陽解法による車の挙動予測
自動車を設計したり開発したりする上で、その動きを正しく予想することはとても大切です。衝突した時の安全性や、乗り心地、燃費など、様々な性能を評価するために、コンピューターを使った模擬実験が広く使われています。これらの模擬実験では、自動車の運動の法則を数値的に解く必要があります。その際に、陽解法と呼ばれる方法がよく使われます。
陽解法は、未来の状態を現在の状態から直接計算する方法です。例えば、ボールを投げた時の軌道を計算する場合、現在のボールの位置と速度、そして重力の影響を基に、次の瞬間のボールの位置と速度を計算します。これを繰り返すことで、ボールの軌道を予測できます。
模擬実験の世界では、現実の物理現象をコンピュータ上で再現するために、様々な計算方法があります。その中で、陽解法は比較的簡単な計算で結果を得られるため、計算時間が短くて済むという利点があります。これは、複雑な形を持つ自動車の動きを計算する場合、特に大きなメリットとなります。
例えば、衝突時の変形を模擬実験する場合、車体の各部分がどのように変形していくかを計算する必要があります。
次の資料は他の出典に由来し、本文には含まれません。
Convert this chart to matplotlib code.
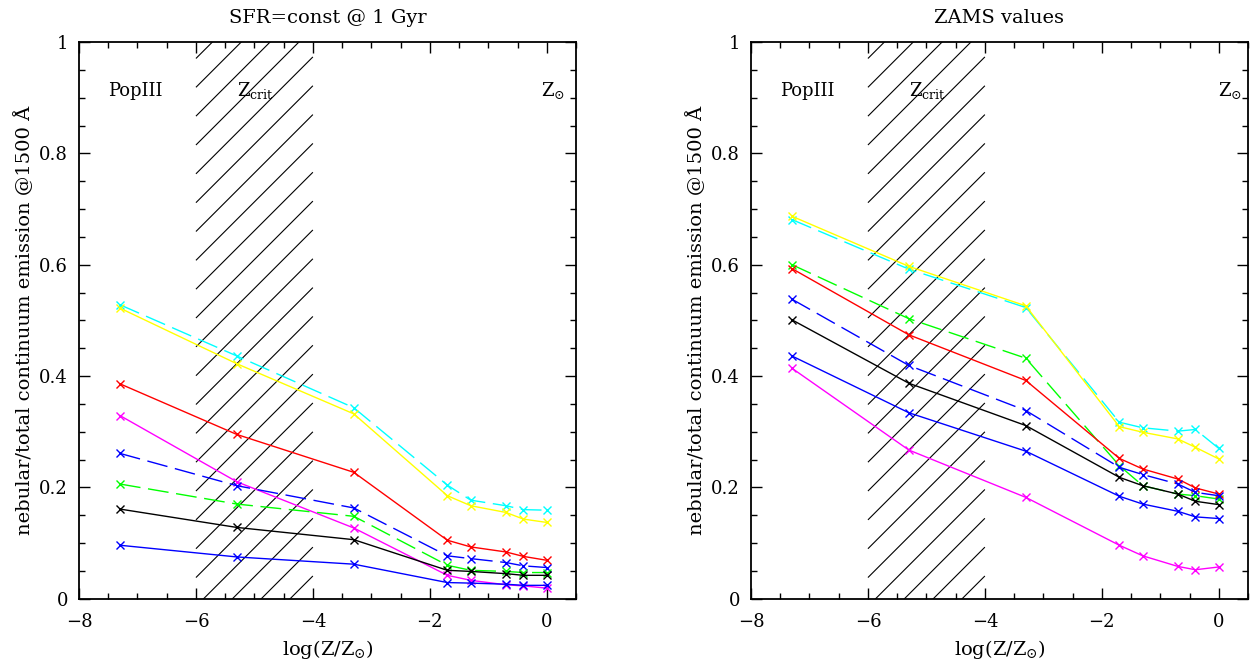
import matplotlib

matplotlib.use("Agg")
import matplotlib.pyplot as plt  # noqa: E402
from matplotlib.collections import LineCollection  # noqa: E402
from matplotlib.patches import Rectangle  # noqa: E402
from matplotlib.ticker import FuncFormatter, MultipleLocator  # noqa: E402

plt.rcParams["font.family"] = ["DejaVu Serif"]
plt.rcParams["mathtext.fontset"] = "dejavuserif"
plt.rcParams["mathtext.default"] = "regular"

# log(Z/Zsun) grid: PopIII placed at -7.3, then 1e-7, 1e-5, 4e-4, 1e-3, 4e-3, 8e-3, 0.02
logz = [-7.3, -5.3, -3.3, -1.7, -1.3, -0.7, -0.4, 0.0]

# left panel: SFR = const @ 1 Gyr
sfr_cyan = [0.528, 0.436, 0.343, 0.204, 0.177, 0.167, 0.160, 0.159]
sfr_yellow = [0.522, 0.422, 0.332, 0.185, 0.167, 0.155, 0.143, 0.137]
sfr_red = [0.386, 0.295, 0.227, 0.105, 0.093, 0.084, 0.076, 0.069]
sfr_magenta = [0.329, 0.210, 0.127, 0.042, 0.033, 0.025, 0.023, 0.019]
sfr_blue_dash = [0.261, 0.203, 0.163, 0.077, 0.072, 0.065, 0.059, 0.056]
sfr_green = [0.206, 0.170, 0.148, 0.060, 0.051, 0.049, 0.047, 0.047]
sfr_black = [0.161, 0.128, 0.106, 0.051, 0.049, 0.045, 0.042, 0.042]
sfr_blue = [0.096, 0.075, 0.062, 0.029, 0.028, 0.026, 0.024, 0.024]

# right panel: ZAMS values
zams_yellow = [0.687, 0.597, 0.526, 0.309, 0.299, 0.287, 0.272, 0.251]
zams_cyan = [0.681, 0.592, 0.523, 0.317, 0.307, 0.301, 0.304, 0.270]
zams_green = [0.600, 0.503, 0.432, 0.239, 0.203, 0.188, 0.185, 0.179]
zams_red = [0.593, 0.474, 0.392, 0.252, 0.233, 0.215, 0.199, 0.188]
zams_blue_dash = [0.538, 0.419, 0.338, 0.236, 0.223, 0.206, 0.191, 0.185]
zams_black = [0.501, 0.387, 0.311, 0.218, 0.203, 0.188, 0.175, 0.169]
zams_blue = [0.436, 0.334, 0.265, 0.184, 0.170, 0.157, 0.147, 0.144]
zams_magenta = [0.414, 0.267, 0.182, 0.096, 0.077, 0.058, 0.052, 0.057]

DASH = (0, (15, 5.5))

left_series = [
    (sfr_cyan, "#00ffff", DASH),
    (sfr_yellow, "#ffff00", "-"),
    (sfr_red, "#ff0000", "-"),
    (sfr_magenta, "#ff00ff", "-"),
    (sfr_blue_dash, "#0000ff", DASH),
    (sfr_green, "#00ff00", DASH),
    (sfr_black, "black", "-"),
    (sfr_blue, "#0000ff", "-"),
]
right_series = [
    (zams_cyan, "#00ffff", DASH),
    (zams_yellow, "#ffff00", "-"),
    (zams_green, "#00ff00", DASH),
    (zams_red, "#ff0000", "-"),
    (zams_blue_dash, "#0000ff", DASH),
    (zams_black, "black", "-"),
    (zams_blue, "#0000ff", "-"),
    (zams_magenta, "#ff00ff", "-"),
]


def fmt(v, _pos):
    return f"{v:g}".replace("-", "\u2212")


def hatch_band(ax, x0=-6.0, x1=-4.0, c0=0.038, step=0.0518, slope=0.105):
    # 45 degree hatching of the Z_crit band, clipped to the band
    segs = []
    for k in range(-6, 22):
        c = c0 + k * step
        segs.append([(x0, c), (x1, c + slope * (x1 - x0))])
    lc = LineCollection(segs, colors="black", linewidths=0.8)
    clip = Rectangle((x0, 0), x1 - x0, 1, transform=ax.transData)
    lc.set_clip_path(clip)
    ax.add_collection(lc)


def panel(ax, series, title, zsun_x):
    hatch_band(ax)
    for y, color, ls in series:
        ax.plot(logz, y, color=color, linestyle=ls, linewidth=1.0,
                marker="x", markersize=5.5, markeredgewidth=1.0)
    ax.set_xlim(-8, 0.5)
    ax.set_ylim(0, 1)
    ax.xaxis.set_major_locator(MultipleLocator(2))
    ax.xaxis.set_minor_locator(MultipleLocator(0.5))
    ax.yaxis.set_major_locator(MultipleLocator(0.2))
    ax.yaxis.set_minor_locator(MultipleLocator(0.05))
    ax.xaxis.set_major_formatter(FuncFormatter(fmt))
    ax.yaxis.set_major_formatter(FuncFormatter(fmt))
    ax.tick_params(which="both", direction="in", top=True, right=True,
                   labelsize=13, width=1.0)
    ax.tick_params(which="major", length=8)
    ax.tick_params(axis="x", which="major", pad=10)
    ax.tick_params(axis="y", which="major", pad=8)
    ax.tick_params(which="minor", length=4)
    for sp in ax.spines.values():
        sp.set_linewidth(1.3)
    ax.set_title(title, fontsize=14, pad=14)
    ax.set_xlabel(r"log(Z/Z$_{\odot}$)", fontsize=14, labelpad=5)
    ax.set_ylabel("nebular/total continuum emission @1500 \u00c5", fontsize=14)
    ax.yaxis.set_label_coords(-0.09, 0.5)
    ax.text(-7.5, 0.912, "PopIII", fontsize=13, va="center", ha="left")
    ax.text(-5.3, 0.912, r"Z$_{\rm crit}$", fontsize=13, va="center", ha="left")
    ax.text(zsun_x, 0.912, r"Z$_{\odot}$", fontsize=13, va="center", ha="center")


fig = plt.figure(figsize=(12.57, 6.62), dpi=100)
ax1 = fig.add_axes([79 / 1257, 63.3 / 662, 497 / 1257, 556.7 / 662])
ax2 = fig.add_axes([751 / 1257, 63.3 / 662, 497 / 1257, 556.7 / 662])
panel(ax1, left_series, "SFR=const @ 1 Gyr", 0.1)
panel(ax2, right_series, "ZAMS values", 0.19)
fig.savefig("out.png", dpi=100)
部品同士がどのようにぶつかり、力がどのように伝わるかを計算することで、車体の変形の様子を再現できます。陽解法を用いることで、比較的短い時間で結果を得ることができ、設計の変更などをすぐに反映させることが可能となります。
衝突安全性以外にも、乗り心地や燃費の評価にも陽解法は役立ちます。路面の凹凸による振動が車体にどのように伝わるかを計算することで、乗り心地の良さを評価できます。また、空気抵抗やタイヤの摩擦など、様々な抵抗を考慮しながら車の動きを計算することで、燃費を予測することも可能です。このように、陽解法は自動車の設計開発において、様々な場面で活用されています。